## What you need to do
Please write out the lines of the data exactly, beginning with the first and ending with the line containing "ax.get_legend().remove()"; leave the pictures behind.

--- Start of Stored data ---

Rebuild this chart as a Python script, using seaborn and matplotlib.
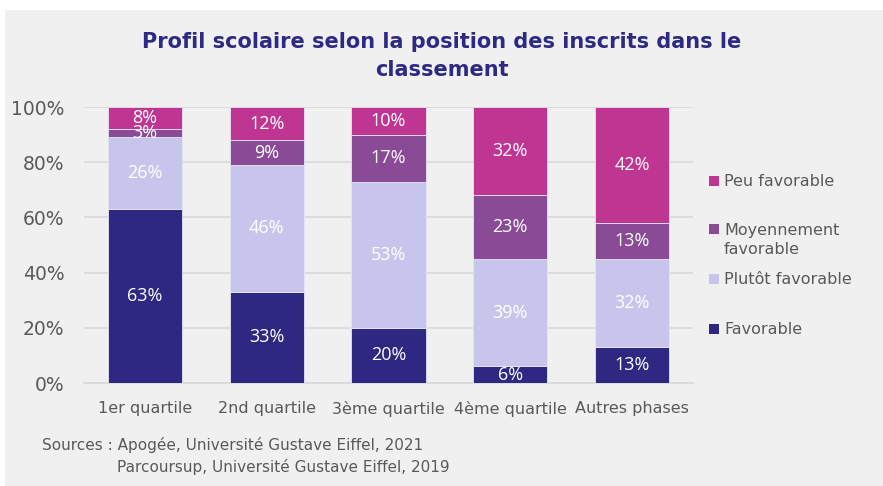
import numpy as np
import matplotlib
matplotlib.use('Agg')
import matplotlib.pyplot as plt
import seaborn as sns

# données (en %)
categories = ['1er quartile', '2nd quartile', '3ème quartile', '4ème quartile', 'Autres phases']
favorable = [63, 33, 20, 6, 13]
plutot_favorable = [26, 46, 53, 39, 32]
moyennement_favorable = [3, 9, 17, 23, 13]
peu_favorable = [8, 12, 10, 32, 42]

series = [
    ('Favorable', favorable, '#2e2882'),
    ('Plutôt favorable', plutot_favorable, '#c8c5ec'),
    ('Moyennement\nfavorable', moyennement_favorable, '#894a96'),
    ('Peu favorable', peu_favorable, '#bf3592'),
]

sns.set_theme(style='white')
plt.rcParams['font.family'] = ['DejaVu Sans']

bg = '#f0f0f0'
fig = plt.figure(figsize=(8.83, 4.86), dpi=100)
fig.patch.set_facecolor('white')
# fond gris du cadre
fig.patches.append(plt.Rectangle((5 / 883, 0), 1, 1 - 10 / 486, transform=fig.transFigure,
                                 facecolor=bg, edgecolor='none', zorder=-10))

ax = fig.add_axes([84 / 883, 1 - 383 / 486, (693 - 84) / 883, (383 - 107) / 486])
ax.set_facecolor(bg)

bottom = np.zeros(len(categories))
for name, vals, col in series:
    sns.barplot(x=categories, y=vals, bottom=bottom, color=col, width=0.61,
                ax=ax, saturation=1, zorder=3,
                edgecolor='#e6e4f4', linewidth=0.6)
    for i, v in enumerate(vals):
        ax.text(i, bottom[i] + v / 2, f'{v}%', ha='center', va='center',
                color='white', fontsize=13, family='Open Sans', zorder=4)
    bottom = bottom + np.array(vals)

if ax.get_legend() is not None:
    ax.get_legend().remove()

ax.set_ylim(0, 100)
ax.set_xlim(-0.5, 4.5)
ax.set_yticks(range(0, 101, 20))
ax.set_yticklabels([f'{t}%' for t in range(0, 101, 20)], fontsize=13.5, color='#595959')
ax.tick_params(axis='x', labelsize=11.5, labelcolor='#595959', length=0, pad=13)
ax.tick_params(axis='y', length=0, pad=14)
ax.yaxis.grid(True, color='#d9d9d9', linewidth=1.2, zorder=0)
ax.set_axisbelow(True)
for s in ['top', 'right', 'left']:
    ax.spines[s].set_visible(False)
ax.spines['bottom'].set_color('#d9d9d9')
ax.spines['bottom'].set_linewidth(1.2)
ax.set_xlabel('')
ax.set_ylabel('')

# légende placée à la main (comme dans Excel)
leg_y = {'Peu favorable': 181, 'Moyennement\nfavorable': 240,
         'Plutôt favorable': 279, 'Favorable': 329}
leg_sq = {'Peu favorable': 181, 'Moyennement\nfavorable': 229,
          'Plutôt favorable': 279, 'Favorable': 329}
for name, vals, col in series:
    fig.patches.append(plt.Rectangle((709 / 883, 1 - (leg_sq[name] + 5) / 486), 10 / 883, 10 / 486,
                                     transform=fig.transFigure, facecolor=col, edgecolor='none'))
    fig.text(724 / 883, 1 - leg_y[name] / 486, name, fontsize=11.5, color='#595959',
             va='center', ha='left', linespacing=1.35)

fig.text(0.5, 1 - 56 / 486, 'Profil scolaire selon la position des inscrits dans le\nclassement',
         ha='center', va='center', fontsize=15, fontweight='bold', color='#2e2a84',
         linespacing=1.45)

fig.text(42 / 883, 1 - 445 / 486, 'Sources : Apogée, Université Gustave Eiffel, 2021',
         fontsize=11, color='#595959', va='center')
fig.text(117 / 883, 1 - 467 / 486, 'Parcoursup, Université Gustave Eiffel, 2019',
         fontsize=11, color='#595959', va='center')

fig.savefig('out.png', dpi=100, facecolor=fig.get_facecolor())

--- End of Stored data ---

## Task output
Rebuild this chart as a Python script, using seaborn and matplotlib.
import numpy as np
import matplotlib
matplotlib.use('Agg')
import matplotlib.pyplot as plt
import seaborn as sns

# données (en %)
categories = ['1er quartile', '2nd quartile', '3ème quartile', '4ème quartile', 'Autres phases']
favorable = [63, 33, 20, 6, 13]
plutot_favorable = [26, 46, 53, 39, 32]
moyennement_favorable = [3, 9, 17, 23, 13]
peu_favorable = [8, 12, 10, 32, 42]

series = [
    ('Favorable', favorable, '#2e2882'),
    ('Plutôt favorable', plutot_favorable, '#c8c5ec'),
    ('Moyennement\nfavorable', moyennement_favorable, '#894a96'),
    ('Peu favorable', peu_favorable, '#bf3592'),
]

sns.set_theme(style='white')
plt.rcParams['font.family'] = ['DejaVu Sans']

bg = '#f0f0f0'
fig = plt.figure(figsize=(8.83, 4.86), dpi=100)
fig.patch.set_facecolor('white')
# fond gris du cadre
fig.patches.append(plt.Rectangle((5 / 883, 0), 1, 1 - 10 / 486, transform=fig.transFigure,
                                 facecolor=bg, edgecolor='none', zorder=-10))

ax = fig.add_axes([84 / 883, 1 - 383 / 486, (693 - 84) / 883, (383 - 107) / 486])
ax.set_facecolor(bg)

bottom = np.zeros(len(categories))
for name, vals, col in series:
    sns.barplot(x=categories, y=vals, bottom=bottom, color=col, width=0.61,
                ax=ax, saturation=1, zorder=3,
                edgecolor='#e6e4f4', linewidth=0.6)
    for i, v in enumerate(vals):
        ax.text(i, bottom[i] + v / 2, f'{v}%', ha='center', va='center',
                color='white', fontsize=13, family='Open Sans', zorder=4)
    bottom = bottom + np.array(vals)

if ax.get_legend() is not None:
    ax.get_legend().remove()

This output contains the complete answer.